Campus / News / April 23, 2009

Ethics and law in media

Professor of media ethics and law Jane Kirtley from the University of Minnesota spoke at Knox on April 16 to present a workshop and a lecture about ethical journalism, both at a college and a professional level. Kirtley has been employed as both a journalist and a lawyer, and she introduced the Society of Professional Journalists’ Code of Ethics in her workshop.

While the Code of Ethics is a generally adopted code by most newspapers and journalists, there is nothing that legally binds a journalist or newspaper to such a code.

“We speak about [journalism] as a profession, but if you say you’re a journalist, you are [a journalist] as far as the law is concerned,” said Kirtley. “The Supreme Court never did really define what the press is.”

The four main tenets of the Code of Ethics are that journalists should seek truth and report it, minimize harm to those involved in the story, act independently (avoid conflicts of interest and bribes), and be accountable. This is not the only code of ethics for journalists, but it is the one that is most widely referred to.

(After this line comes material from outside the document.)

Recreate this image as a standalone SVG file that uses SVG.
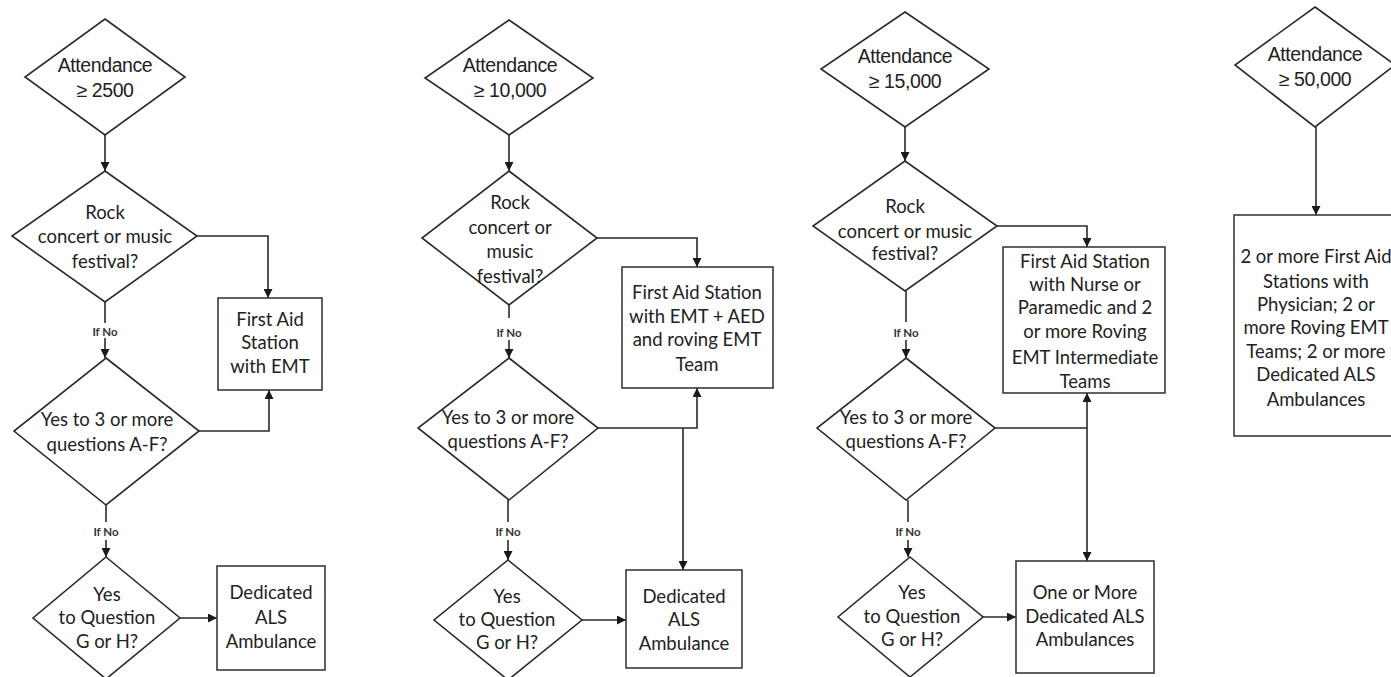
<svg xmlns="http://www.w3.org/2000/svg" width="1391" height="677" viewBox="0 0 1391 677">
<style>
.d{fill:#fff;stroke:#2a2a2a;stroke-width:1.6}
.b{fill:#fff;stroke:#3a3a3a;stroke-width:1.6}
.c{fill:none;stroke:#2a2a2a;stroke-width:1.6}
.a{fill:none;stroke:#2a2a2a;stroke-width:1.6;marker-end:url(#arr)}
.t{font-family:Lato,"Liberation Sans",sans-serif;font-size:18.5px;fill:#222;text-anchor:middle}
.h{font-family:"Liberation Sans",Arial,sans-serif;font-size:19.5px;fill:#222;text-anchor:middle;letter-spacing:-0.4px}
.n{font-family:Lato,"Liberation Sans",sans-serif;font-size:11.5px;font-weight:bold;fill:#333;text-anchor:middle}
</style>
<defs>
<marker id="arr" viewBox="0 0 10 10" refX="10" refY="5" markerWidth="9" markerHeight="9" orient="auto" markerUnits="userSpaceOnUse">
<path d="M0,0 L10,5 L0,10 z" fill="#1a1a1a"/>
</marker>
</defs>
<rect width="1391" height="677" fill="#fff"/>

<g id="connectors">
<!-- column 1 -->
<path class="a" d="M105,135 V171"/>
<path class="a" d="M197,236 H268 V298"/>
<path class="c" d="M105,302 V323"/>
<path class="a" d="M105,338 V358"/>
<path class="a" d="M199,431 H269 V390"/>
<path class="c" d="M106,505 V522"/>
<path class="a" d="M106,540 V557"/>
<path class="a" d="M180,618 H217"/>
<!-- column 2 -->
<path class="a" d="M509,135 V171"/>
<path class="a" d="M597,238 H697 V267"/>
<path class="c" d="M509,305 V318"/>
<path class="a" d="M509,340 V358"/>
<path class="a" d="M598,428 H697 V388"/>
<path class="a" d="M683,428 V570"/>
<path class="c" d="M508,500 V522"/>
<path class="a" d="M508,540 V560"/>
<path class="a" d="M582,620 H626"/>
<!-- column 3 -->
<path class="a" d="M905,127 V161"/>
<path class="a" d="M997,226 H1087 V247"/>
<path class="c" d="M906,291 V322"/>
<path class="a" d="M906,340 V358"/>
<path class="a" d="M995,428 H1087 V393"/>
<path class="a" d="M1087,428 V561"/>
<path class="c" d="M908,500 V522"/>
<path class="a" d="M908,540 V557"/>
<path class="a" d="M983,617 H1016"/>
<!-- column 4 -->
<path class="a" d="M1316,127 V215"/>
</g>

<g id="labels">
<text class="n" x="105" y="336">If No</text>
<text class="n" x="106" y="536">If No</text>
<text class="n" x="509" y="337">If No</text>
<text class="n" x="508" y="536">If No</text>
<text class="n" x="906" y="337">If No</text>
<text class="n" x="908" y="536">If No</text>
</g>

<!-- column 1 -->
<g id="c1-attendance">
<polygon class="d" points="105,19 185,77 105,135 25,77"/>
<text class="h" x="105" y="72">Attendance</text>
<text class="h" x="105" y="97">≥ 2500</text>
</g>
<g id="c1-rock">
<polygon class="d" points="105,171 197,236 105,302 12,236"/>
<text class="t" x="105" y="219">Rock</text>
<text class="t" x="105" y="243">concert or music</text>
<text class="t" x="105" y="268">festival?</text>
</g>
<g id="c1-first-aid">
<rect class="b" x="218" y="298" width="104" height="92"/>
<text class="t" x="270" y="326">First Aid</text>
<text class="t" x="270" y="349">Station</text>
<text class="t" x="270" y="373">with EMT</text>
</g>
<g id="c1-questions">
<polygon class="d" points="106,358 199,431 106,505 14,431"/>
<text class="t" x="107" y="426">Yes to 3 or more</text>
<text class="t" x="107" y="451">questions A-F?</text>
</g>
<g id="c1-gh">
<polygon class="d" points="106,557 180,618 106,679 33,618"/>
<text class="t" x="107" y="601">Yes</text>
<text class="t" x="107" y="624">to Question</text>
<text class="t" x="107" y="648">G or H?</text>
</g>
<g id="c1-als">
<rect class="b" x="217" y="566" width="108" height="104"/>
<text class="t" x="271" y="599">Dedicated</text>
<text class="t" x="271" y="624">ALS</text>
<text class="t" x="271" y="648">Ambulance</text>
</g>

<!-- column 2 -->
<g id="c2-attendance">
<polygon class="d" points="509,20 593,78 509,135 425,78"/>
<text class="h" x="510" y="72">Attendance</text>
<text class="h" x="510" y="97">≥ 10,000</text>
</g>
<g id="c2-rock">
<polygon class="d" points="509,171 597,238 509,305 422,238"/>
<text class="t" x="510" y="209">Rock</text>
<text class="t" x="510" y="234">concert or</text>
<text class="t" x="510" y="258">music</text>
<text class="t" x="510" y="283">festival?</text>
</g>
<g id="c2-first-aid">
<rect class="b" x="622" y="267" width="151" height="121"/>
<text class="t" x="697" y="299">First Aid Station</text>
<text class="t" x="697" y="323">with EMT + AED</text>
<text class="t" x="697" y="346">and roving EMT</text>
<text class="t" x="697" y="371">Team</text>
</g>
<g id="c2-questions">
<polygon class="d" points="509,358 598,428 509,500 418,428"/>
<text class="t" x="508" y="424">Yes to 3 or more</text>
<text class="t" x="508" y="448">questions A-F?</text>
</g>
<g id="c2-gh">
<polygon class="d" points="508,560 582,620 508,680 434,620"/>
<text class="t" x="507" y="603">Yes</text>
<text class="t" x="507" y="626">to Question</text>
<text class="t" x="507" y="649">G or H?</text>
</g>
<g id="c2-als">
<rect class="b" x="626" y="570" width="116" height="98"/>
<text class="t" x="684" y="603">Dedicated</text>
<text class="t" x="684" y="626">ALS</text>
<text class="t" x="684" y="650">Ambulance</text>
</g>

<!-- column 3 -->
<g id="c3-attendance">
<polygon class="d" points="905,12 989,69 905,127 821,69"/>
<text class="h" x="905" y="63">Attendance</text>
<text class="h" x="905" y="88">≥ 15,000</text>
</g>
<g id="c3-rock">
<polygon class="d" points="905,161 997,226 905,291 813,226"/>
<text class="t" x="905" y="213">Rock</text>
<text class="t" x="905" y="238">concert or music</text>
<text class="t" x="905" y="260">festival?</text>
</g>
<g id="c3-first-aid">
<rect class="b" x="1003" y="247" width="162" height="146"/>
<text class="t" x="1085" y="268">First Aid Station</text>
<text class="t" x="1085" y="291">with Nurse or</text>
<text class="t" x="1085" y="314">Paramedic and 2</text>
<text class="t" x="1085" y="338">or more Roving</text>
<text class="t" x="1085" y="364">EMT Intermediate</text>
<text class="t" x="1085" y="388">Teams</text>
</g>
<g id="c3-questions">
<polygon class="d" points="906,358 995,428 906,500 817,428"/>
<text class="t" x="906" y="424">Yes to 3 or more</text>
<text class="t" x="906" y="448">questions A-F?</text>
</g>
<g id="c3-gh">
<polygon class="d" points="910,557 983,617 910,677 838,617"/>
<text class="t" x="912" y="599">Yes</text>
<text class="t" x="912" y="623">to Question</text>
<text class="t" x="912" y="646">G or H?</text>
</g>
<g id="c3-als">
<rect class="b" x="1016" y="561" width="138" height="112"/>
<text class="t" x="1085" y="599">One or More</text>
<text class="t" x="1085" y="623">Dedicated ALS</text>
<text class="t" x="1085" y="646">Ambulances</text>
</g>

<!-- column 4 -->
<g id="c4-attendance">
<polygon class="d" points="1315,7 1395,65 1315,127 1235,65"/>
<text class="h" x="1315" y="61">Attendance</text>
<text class="h" x="1315" y="86">≥ 50,000</text>
</g>
<g id="c4-result">
<rect class="b" x="1234" y="215" width="170" height="221"/>
<text class="t" x="1316" y="263">2 or more First Aid</text>
<text class="t" x="1316" y="288">Stations with</text>
<text class="t" x="1316" y="311">Physician;  2 or</text>
<text class="t" x="1316" y="334">more Roving EMT</text>
<text class="t" x="1316" y="358">Teams; 2 or more</text>
<text class="t" x="1316" y="381">Dedicated ALS</text>
<text class="t" x="1316" y="406">Ambulances</text>
</g>
</svg>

Kirtley said that many people need to know how to draw the distinction between law and ethics, though they do sometimes cross lines. In Kirtley’s opinion, “Judges don’t have business trying to define journalism ethics.” There is, however, one constant ethic in the business of reporting.

“A journalist never knowingly publishes a falsehood,” said Kirtley. “Everything else is up for debate.”

Furthermore, Kirtley encouraged the questioning of authority in the business of journalism and said that all journalists should be honest, fair, and courageous. In the second tenet of the Code of Ethics, minimizing harm, Kirtley said that the journalist must consider what is essential information and what is harmful information, and judge when something harmful is also a piece of crucial information that needs to be used.

Another question raised by some who attended the workshop was whether objective journalism truly exists. Because of the polarization of media in recent years that make networks like Fox News and Democracy Now! even more divided, it may seem difficult to find a middle ground.

The last point Kirtley touched on was the Federal Communications Commission (FCC) and what authority it has over media publications and broadcasts. Kirtley explained that while, at one time, there was a list of specific words that were not allowed in public media outlets, over the last 20 years the rules have evolved into decency rules, and indecency does not always equal obscenity.

“Obscenity is not protected by the first amendment anywhere, but the question is what obscenity is,” said Kirtley. Indecency, however, is protected by the Constitution. By the FCC’s indecency rules, people can basically say or do whatever they want in media outlets between 10 p.m. and 6 a.m., the focus being on indecency to children.

The problem of prior review is also an issue for those who wonder if something they will publish or say or do over the radio or television is offensive and would like an organization like the FCC to look it over beforehand so they do not get in trouble. Prior review is the most problematic form of censorship, and for this reason the FCC will not tell the publisher or broadcaster if something will be indecent until it is released into a media outlet. If no one complains about something indecent that slips through outside of the indecency hours, the FCC does nothing about it.

While journalists cannot be kicked out of the profession for ethical breaches like a lawyer can be disbarred, it is considered good media ethics to follow a code like the SPJ. The editorial staff of The Knox Student is currently in the process of expanding the code to cover Knox-specific ethical issues before formally adopting it.